Его окно выходило на север. Деревушка теперь вызывала у него только раздражение. Мадам мясник с ее мотором. Фермеры, которые качают силос круглые сутки. Булочник с его мотором. Американский дом с адским новейшим ватерклозетом. Он мысленно оставил деревню позади: через Марну в Компьен, Амьен, Кале, Лондон. Он три десятилетия не возвращался туда, возможно, почти четыре — и его кости тоже не отправятся туда вместо него. Он оставил инструкции. Аделина подчинится.

Боулт — каков он? «Твой юный преданный рыцарь», — так всегда называет его Аделина. Забыв намеренную иронию, с какой он впервые наградил дирижера этим прозвищем. Не следует ничего ожидать от тех, кто тебя помнит, и еще меньше — от тех, кто тебя поддерживает. Таким всегда был его девиз. Он и Боулту отправил свои инструкции. Остается посмотреть, сумеет ли этот малый понять основные принципы Кинетического Импрессионизма. Чертовы господа таможенники, возможно, именно сейчас слушают результат. Он уже написал в Кале, объясняя положение вещей. Он телеграфировал студии грамзаписи, спрашивая, нельзя ли контрабандно выслать еще один комплект. Он телеграфировал Боулту, прося использовать его влияние, чтобы ему все-таки удалось услышать исполнение своей сюиты, прежде чем умрет. Аделине не понравился текст телеграммы, но теперь Аделине мало что нравилось.
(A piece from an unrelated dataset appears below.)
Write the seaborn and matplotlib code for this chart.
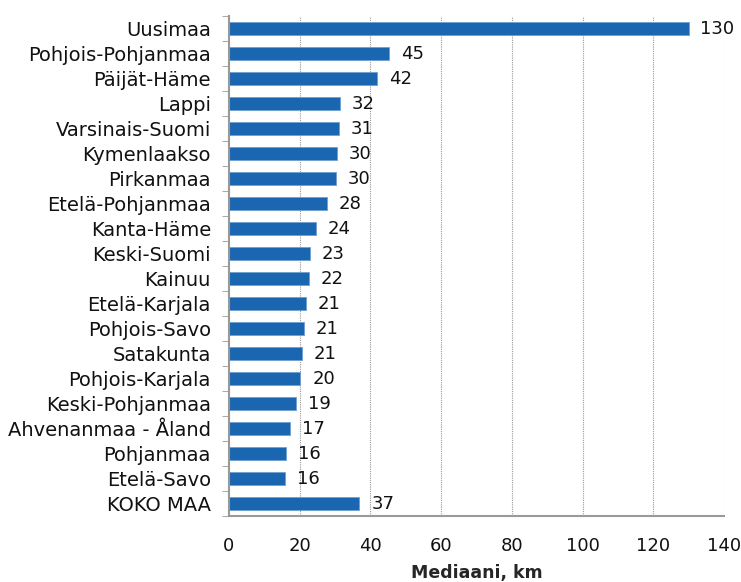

Она стала докукой. В первые годы их близости, в Берлине, а затем на Монпарнасе, она верила в его творчество и верила в его жизненные принципы. Позднее она превратилась в ревнивую, придирчивую собственницу. Будто отказ от собственной карьеры сделал ее знатоком и судьей его карьеры. У нее появился небольшой репертуар кивков и поджимания губ, опровергавших ее слова, произнесенные вслух. Когда он объяснил ей план и цель «Четырех английских времен года», она отозвалась почти дежурной фразой: «Я уверена, Леонард, это будет прекрасно», но шея у нее напряглась, и она с излишней сосредоточенностью вперила взгляд в штопальную иглу. Почему не сказать то, что ты думаешь, женщина? Она стала скрытной, уклончивой. Например, он был уверен, что в эти последние годы она начала бухаться на колени. Punaise de sacristie[1] — съязвил он. Ей это не понравилось и еще больше не понравилось, когда он разгадал другой ее маленький секрет. «Никаких попов я видеть не желаю, — сказал он ей. — А точнее, если я хотя бы учую попа, то отделаю его каминными щипцами». Ей это не понравилось, о нет. «Мы теперь старики, Леонард», — промямлила она.

«Согласен. И если я не отделаю его каминными щипцами, можешь считать меня маразматиком».

Он застучал по половицам, и примчалась горничная, как ее там.